Like a lot of birders I don't twitch as much  as I used to, but maybe that is not a bad thing. But a mega rarity in the form of a Buff-bellied Pipit just down the road at Burton Point proved irresistible and this LBJ showed well at times.

This was a quality year-tick for 2014 as I had seen the bird at the end of 2013 when it was first found.

Cetaceans were also a dominant theme of my wildlife trips last year. A trip to New Quay in Wales in August produced some stunning land-based sightings of Bottlenosed Dolphins, including a mother with her calf. (another blog post in the pipeline!)

While much further north in Northumberland, I went on a boat trip in search of White-beaked Dolphins. Sadly this species wasn't seen on my trip but two Minke Whales and a cetacean life-tick in the form of Atlantic White-sided Dolphins close to the boat more than made up for missing the target animals.

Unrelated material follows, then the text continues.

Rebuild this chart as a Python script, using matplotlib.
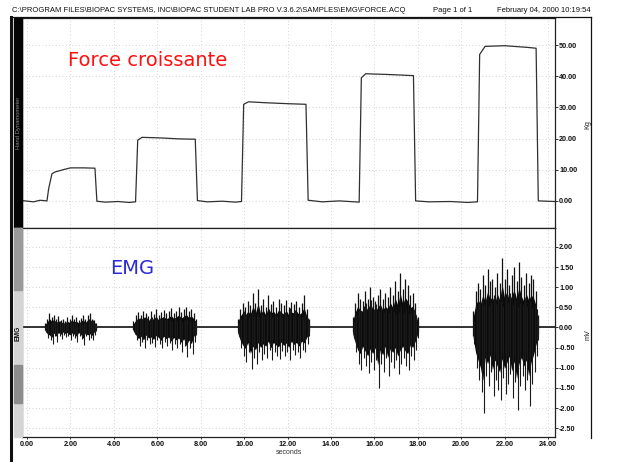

The beginning of summer also coincided with Autumnwatch's 100 days of nature; a challenge to encourage people to attempt to photograph wildlife every day in the run up to last year's Autumnwatch. And this certainly prompted me to get outside with my camera; the results of which are still on my twitter feed @keithscovell3
One of my many highlights of this challenge was a visit to Arnside Knott in Cumbria where I photographed the scarce High Brown Fritillary. My dolphin with calf photo also made it onto Autumnwatch Unsprung!

Closer to home a record number of Pinkfooted Geese, (45,000!) were recorded at Martin Mere in Lancashire, where I was able to witness a remarkable avian spectacle on a par with any starling murmuration.

There was only one very brief cold snap in December and I was lucky enough to be at Leighton Moss RSPB when up to four Otters could be seen running and playing on the ice; truly magical!